** Challenge **
All of the material should be reproduced exactly, with pictures left out.

** Given records **
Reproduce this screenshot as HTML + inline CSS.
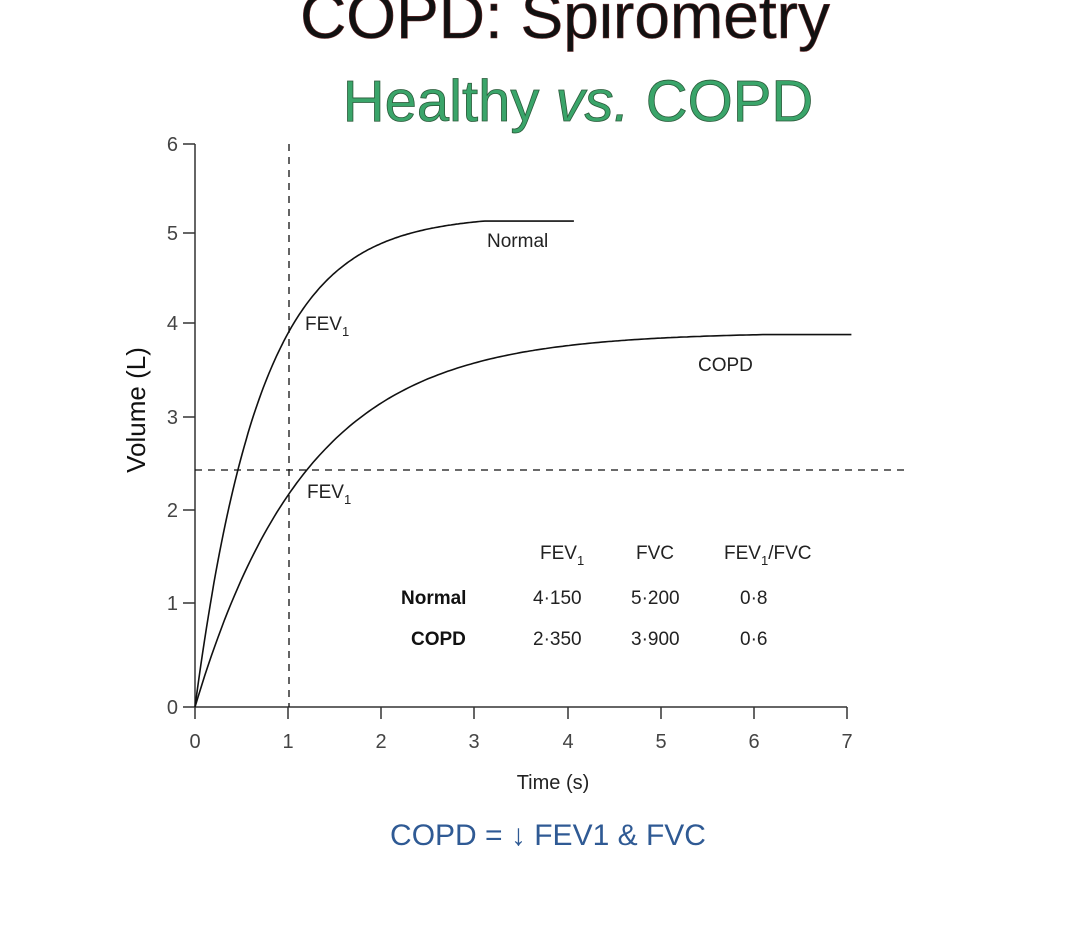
<!DOCTYPE html>
<html><head><meta charset="utf-8"><style>
body{margin:0;width:1084px;height:934px;background:#fff;overflow:hidden;font-family:"Liberation Sans",sans-serif}
</style></head><body>
<svg width="1084" height="934" viewBox="0 0 1084 934" xmlns="http://www.w3.org/2000/svg" font-family="Liberation Sans, sans-serif">
<text x="565" y="38" text-anchor="middle" font-size="64" fill="#111" stroke="#6a2a2a" stroke-width="0.6">COPD: Spirometry</text>
<text x="578" y="121" text-anchor="middle" font-size="58" fill="#3aa56a" stroke="#2b5a3a" stroke-width="0.8">Healthy <tspan font-style="italic">vs.</tspan> COPD</text>
<g stroke="#333" stroke-width="1.5" fill="none">
<line x1="195" y1="144" x2="195" y2="707"/>
<line x1="195" y1="707" x2="847" y2="707"/>
<line x1="183" y1="144" x2="195" y2="144"/><line x1="183" y1="233" x2="195" y2="233"/><line x1="183" y1="323" x2="195" y2="323"/><line x1="183" y1="417" x2="195" y2="417"/><line x1="183" y1="510" x2="195" y2="510"/><line x1="183" y1="603" x2="195" y2="603"/><line x1="183" y1="707" x2="195" y2="707"/>
<line x1="195" y1="707" x2="195" y2="719"/><line x1="288" y1="707" x2="288" y2="719"/><line x1="381" y1="707" x2="381" y2="719"/><line x1="474" y1="707" x2="474" y2="719"/><line x1="568" y1="707" x2="568" y2="719"/><line x1="661" y1="707" x2="661" y2="719"/><line x1="754" y1="707" x2="754" y2="719"/><line x1="847" y1="707" x2="847" y2="719"/>
</g>
<g stroke="#111" stroke-width="1.3" stroke-dasharray="7,6">
<line x1="289" y1="144" x2="289" y2="707"/>
<line x1="195" y1="470" x2="905" y2="470"/>
</g>
<g font-size="20" fill="#444" text-anchor="end">
<text x="178" y="151">6</text><text x="178" y="240">5</text><text x="178" y="330">4</text><text x="178" y="424">3</text><text x="178" y="517">2</text><text x="178" y="610">1</text><text x="178" y="714">0</text>
</g>
<g font-size="20" fill="#444" text-anchor="middle">
<text x="195" y="748">0</text><text x="288" y="748">1</text><text x="381" y="748">2</text><text x="474" y="748">3</text><text x="568" y="748">4</text><text x="661" y="748">5</text><text x="754" y="748">6</text><text x="847" y="748">7</text>
</g>
<text x="553" y="789" font-size="20" fill="#222" text-anchor="middle">Time (s)</text>
<text transform="translate(145,410) rotate(-90)" font-size="26" fill="#111" text-anchor="middle">Volume (L)</text>
<path id="n" fill="none" stroke="#111" stroke-width="1.6"/>
<path id="c" fill="none" stroke="#111" stroke-width="1.6"/>
<g font-size="19" fill="#222">
<text x="487" y="247">Normal</text>
<text x="698" y="371">COPD</text>
<text x="305" y="330">FEV<tspan font-size="13" dy="6">1</tspan></text>
<text x="307" y="498">FEV<tspan font-size="13" dy="6">1</tspan></text>
<text x="540" y="559">FEV<tspan font-size="13" dy="6">1</tspan></text>
<text x="636" y="559">FVC</text>
<text x="724" y="559">FEV<tspan font-size="13" dy="6">1</tspan><tspan dy="-6">/FVC</tspan></text>
<text x="533" y="604">4·150</text><text x="631" y="604">5·200</text><text x="740" y="604">0·8</text>
<text x="533" y="645">2·350</text><text x="631" y="645">3·900</text><text x="740" y="645">0·6</text>
<text x="401" y="604" font-weight="bold" fill="#111">Normal</text>
<text x="411" y="645" font-weight="bold" fill="#111">COPD</text>
</g>
<text x="548" y="845" font-size="30" fill="#2f5a94" text-anchor="middle">COPD = ↓ FEV1 &amp; FVC</text>
</svg>
<script>
function mk(id,V,tau,tend,tflat){var d="";for(var i=0;i<=200;i++){var t=tend*i/200;var v=t>=tflat?V:V*(1-Math.exp(-t/tau))/(1-Math.exp(-tflat/tau));var x=195+t*93.1,y=707-v*93.8;d+=(i?"L":"M")+x.toFixed(1)+","+y.toFixed(1);}document.getElementById(id).setAttribute("d",d);}
mk("n",5.18,0.7,4.07,3.1);
mk("c",3.97,1.2,7.05,6.1);
</script>
</body></html>
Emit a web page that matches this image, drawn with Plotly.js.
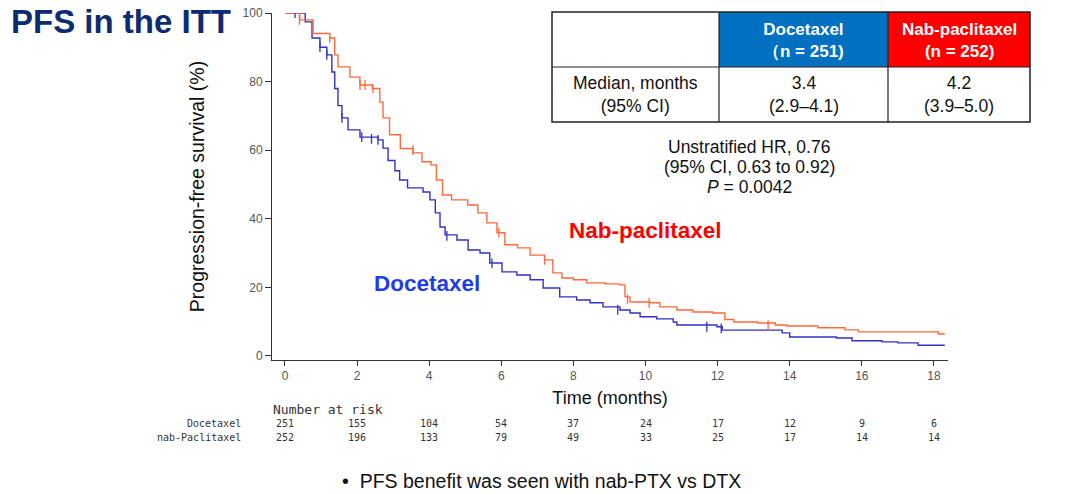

** Task solution **
Reproduce this screenshot as HTML + inline CSS.
<!DOCTYPE html>
<html><head><meta charset="utf-8"><style>
body{margin:0;width:1084px;height:934px;background:#fff;overflow:hidden;font-family:"Liberation Sans",sans-serif}
</style></head><body>
<svg width="1084" height="934" viewBox="0 0 1084 934" xmlns="http://www.w3.org/2000/svg" font-family="Liberation Sans, sans-serif">
<text x="565" y="38" text-anchor="middle" font-size="64" fill="#111" stroke="#6a2a2a" stroke-width="0.6">COPD: Spirometry</text>
<text x="578" y="121" text-anchor="middle" font-size="58" fill="#3aa56a" stroke="#2b5a3a" stroke-width="0.8">Healthy <tspan font-style="italic">vs.</tspan> COPD</text>
<g stroke="#333" stroke-width="1.5" fill="none">
<line x1="195" y1="144" x2="195" y2="707"/>
<line x1="195" y1="707" x2="847" y2="707"/>
<line x1="183" y1="144" x2="195" y2="144"/><line x1="183" y1="233" x2="195" y2="233"/><line x1="183" y1="323" x2="195" y2="323"/><line x1="183" y1="417" x2="195" y2="417"/><line x1="183" y1="510" x2="195" y2="510"/><line x1="183" y1="603" x2="195" y2="603"/><line x1="183" y1="707" x2="195" y2="707"/>
<line x1="195" y1="707" x2="195" y2="719"/><line x1="288" y1="707" x2="288" y2="719"/><line x1="381" y1="707" x2="381" y2="719"/><line x1="474" y1="707" x2="474" y2="719"/><line x1="568" y1="707" x2="568" y2="719"/><line x1="661" y1="707" x2="661" y2="719"/><line x1="754" y1="707" x2="754" y2="719"/><line x1="847" y1="707" x2="847" y2="719"/>
</g>
<g stroke="#111" stroke-width="1.3" stroke-dasharray="7,6">
<line x1="289" y1="144" x2="289" y2="707"/>
<line x1="195" y1="470" x2="905" y2="470"/>
</g>
<g font-size="20" fill="#444" text-anchor="end">
<text x="178" y="151">6</text><text x="178" y="240">5</text><text x="178" y="330">4</text><text x="178" y="424">3</text><text x="178" y="517">2</text><text x="178" y="610">1</text><text x="178" y="714">0</text>
</g>
<g font-size="20" fill="#444" text-anchor="middle">
<text x="195" y="748">0</text><text x="288" y="748">1</text><text x="381" y="748">2</text><text x="474" y="748">3</text><text x="568" y="748">4</text><text x="661" y="748">5</text><text x="754" y="748">6</text><text x="847" y="748">7</text>
</g>
<text x="553" y="789" font-size="20" fill="#222" text-anchor="middle">Time (s)</text>
<text transform="translate(145,410) rotate(-90)" font-size="26" fill="#111" text-anchor="middle">Volume (L)</text>
<path id="n" fill="none" stroke="#111" stroke-width="1.6"/>
<path id="c" fill="none" stroke="#111" stroke-width="1.6"/>
<g font-size="19" fill="#222">
<text x="487" y="247">Normal</text>
<text x="698" y="371">COPD</text>
<text x="305" y="330">FEV<tspan font-size="13" dy="6">1</tspan></text>
<text x="307" y="498">FEV<tspan font-size="13" dy="6">1</tspan></text>
<text x="540" y="559">FEV<tspan font-size="13" dy="6">1</tspan></text>
<text x="636" y="559">FVC</text>
<text x="724" y="559">FEV<tspan font-size="13" dy="6">1</tspan><tspan dy="-6">/FVC</tspan></text>
<text x="533" y="604">4·150</text><text x="631" y="604">5·200</text><text x="740" y="604">0·8</text>
<text x="533" y="645">2·350</text><text x="631" y="645">3·900</text><text x="740" y="645">0·6</text>
<text x="401" y="604" font-weight="bold" fill="#111">Normal</text>
<text x="411" y="645" font-weight="bold" fill="#111">COPD</text>
</g>
<text x="548" y="845" font-size="30" fill="#2f5a94" text-anchor="middle">COPD = ↓ FEV1 &amp; FVC</text>
</svg>
<script>
function mk(id,V,tau,tend,tflat){var d="";for(var i=0;i<=200;i++){var t=tend*i/200;var v=t>=tflat?V:V*(1-Math.exp(-t/tau))/(1-Math.exp(-tflat/tau));var x=195+t*93.1,y=707-v*93.8;d+=(i?"L":"M")+x.toFixed(1)+","+y.toFixed(1);}document.getElementById(id).setAttribute("d",d);}
mk("n",5.18,0.7,4.07,3.1);
mk("c",3.97,1.2,7.05,6.1);
</script>
</body></html>
Emit a web page that matches this image, drawn with Plotly.js.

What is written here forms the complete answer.